There are multiple reasons for this:
1) There are humans (children mainly) still inside the matrix they want to free.
2)Humans are at a serious disadvantage in the real world (as far as i've seen). They have to run and hide from 3 or 4 drones, let alone the entire machine army.
I think the real question is: How do they know the "real world" isn't just another abstraction to escape, and so on and so on.

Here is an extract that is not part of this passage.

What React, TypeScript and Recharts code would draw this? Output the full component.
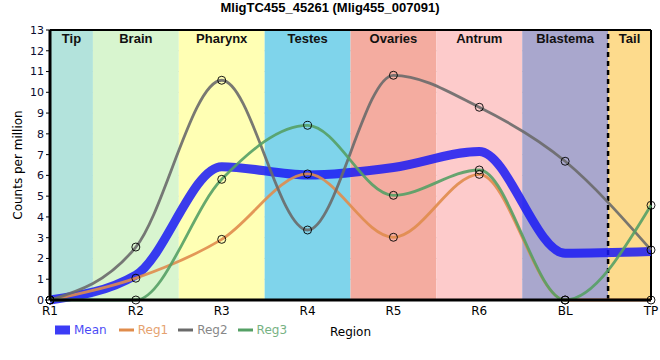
import React from 'react';
import {
  LineChart, Line, XAxis, YAxis, CartesianGrid, ReferenceArea, ReferenceLine, Legend,
} from 'recharts';

const categories = ['R1', 'R2', 'R3', 'R4', 'R5', 'R6', 'BL', 'TP'];
const regions = ['Tip', 'Brain', 'Pharynx', 'Testes', 'Ovaries', 'Antrum', 'Blastema', 'Tail'];
const regionColors = ['#b3e3dc', '#d8f5cf', '#ffffb4', '#7fd4eb', '#f4aca0', '#fdcbcb', '#a9a7cd', '#fddb8d'];
const meanValues = [0, 1.2, 6.42, 6.02, 6.38, 7.15, 2.25, 2.33];
const reg1Values = [0, 1.05, 2.92, 6.07, 3.02, 6.05, 0, 0];
const reg2Values = [0, 2.55, 10.58, 3.37, 10.82, 9.28, 6.68, 2.41];
const reg3Values = [0, 0, 5.81, 8.41, 5.04, 6.26, 0, 4.56];
const yTicks = [0, 1, 2, 3, 4, 5, 6, 7, 8, 9, 10, 11, 12, 13];

const seriesInfo = [
  { key: 'Mean', color: '#1a1af5', width: 9, dots: false },
  { key: 'Reg1', color: '#e08c4c', width: 2.8, dots: true },
  { key: 'Reg2', color: '#6a6a6a', width: 2.8, dots: true },
  { key: 'Reg3', color: '#55a065', width: 2.8, dots: true },
];

const data = categories.map((c, i) => ({
  idx: i,
  name: c,
  Mean: meanValues[i],
  Reg1: reg1Values[i],
  Reg2: reg2Values[i],
  Reg3: reg3Values[i],
}));

const lastIdx = categories.length - 1;
const FONT = 'DejaVu Sans, Verdana, sans-serif';

const LegendContent = () => (
  <div style={{ display: 'flex', alignItems: 'center', fontFamily: FONT, fontSize: 12, height: 16 }}>
    {seriesInfo.map((s) => (
      <div key={s.key} style={{ display: 'flex', alignItems: 'center', marginRight: s.key === 'Mean' ? 12 : 10 }}>
        <svg width={15} height={12} style={{ marginRight: 4 }}>
          {s.key === 'Mean' ? (
            <rect x={0} y={1.5} width={15} height={9} fill={s.color} fillOpacity={0.85} />
          ) : (
            <line x1={0} x2={15} y1={6} y2={6} stroke={s.color} strokeWidth={3} />
          )}
        </svg>
        <span style={{ color: s.color, opacity: 0.8 }}>{s.key}</span>
      </div>
    ))}
  </div>
);

export default function App() {
  return (
    <div style={{ position: 'absolute', left: 0, top: 0, width: 660, height: 360, background: '#fff' }}>
      <div
        style={{
          position: 'absolute', left: 0, top: 0, width: 660, textAlign: 'center',
          fontFamily: 'Liberation Sans, Arial, sans-serif', fontWeight: 'bold', fontSize: 13, lineHeight: '16px', color: '#000',
        }}
      >
        MligTC455_45261 (Mlig455_007091)
      </div>
      <LineChart width={660} height={360} data={data} margin={{ top: 30, right: 9, bottom: 20, left: 5 }}>
        {regions.map((r, i) => (
          <ReferenceArea
            key={r}
            x1={Math.max(i - 0.5, 0)}
            x2={Math.min(i + 0.5, lastIdx)}
            y1={0}
            y2={13}
            fill={regionColors[i]}
            fillOpacity={1}
            stroke="none"
            label={{
              value: r, position: 'insideTop', offset: 4, fontWeight: 'bold', fontSize: 13,
              fill: '#111', fontFamily: 'Liberation Sans, Arial, sans-serif',
            }}
          />
        ))}
        <CartesianGrid stroke="#c8c8c8" strokeWidth={1} />
        <XAxis
          dataKey="idx"
          type="number"
          domain={[0, lastIdx]}
          ticks={categories.map((_, i) => i)}
          tickFormatter={(v: number) => categories[v]}
          interval={0}
          height={40}
          tickLine={false}
          tickSize={4}
          axisLine={{ stroke: '#000', strokeWidth: 3 }}
          tick={{ fill: '#000', fontSize: 12, fontFamily: FONT }}
          label={{ value: 'Region', position: 'insideBottom', offset: 4, fill: '#000', fontSize: 12, fontFamily: FONT }}
        />
        <YAxis
          domain={[0, 13]}
          ticks={yTicks}
          interval={0}
          width={45}
          tickSize={4}
          tickLine={{ stroke: '#000' }}
          axisLine={{ stroke: '#000', strokeWidth: 3 }}
          tick={{ fill: '#0a0a30', fontSize: 11, fontFamily: FONT }}
          label={{ value: 'Counts per million', angle: -90, position: 'center', dx: -10, fill: '#000', fontSize: 12, fontFamily: FONT }}
        />
        <ReferenceLine x={lastIdx - 0.5} stroke="#000" strokeWidth={2.5} strokeDasharray="5 4" />
        <ReferenceLine y={13} stroke="#000" strokeWidth={2} />
        <ReferenceLine x={lastIdx} stroke="#000" strokeWidth={2} />
        {seriesInfo.map((s) => (
          <Line
            key={s.key}
            dataKey={s.key}
            type="monotone"
            stroke={s.color}
            strokeOpacity={s.key === 'Mean' ? 0.85 : 0.9}
            strokeWidth={s.width}
            dot={s.dots ? { r: 4, stroke: '#000', strokeWidth: 1, fill: 'none' } : false}
            activeDot={false}
            isAnimationActive={false}
          />
        ))}
        <Legend
          layout="horizontal"
          verticalAlign="middle"
          align="center"
          wrapperStyle={{ top: 322, left: 55, width: 300 }}
          content={() => <LegendContent />}
        />
      </LineChart>
    </div>
  );
}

...because the IMAX theater near me, in Branson, often picks a mainstream movie (usually the one with the best special effects) to show on its big screen along with all its specialized IMAX films. Even if this hadn't been announced, I would have expected it to show up there sooner or later anyway.
:)
Seems like a lot of mainstream cinematographers are going more IMAX these days. James Cameron and Bill Paxton's recent IMAX documentary on the Titanic, for instance. (I can't help but think I'd find that documentary a little nervewracking, though. I mean, Bill Paxton in a submarine at crush depth in a James Cameron movie? I'd keep expecting him to die a horrible death about 3/4 of the way through the film.
Editor Emeritus and Senior Writer, TeleRead.org
It's happened to me. In at least one case, it was years before I had another chance to see the movie in some repetory theatre.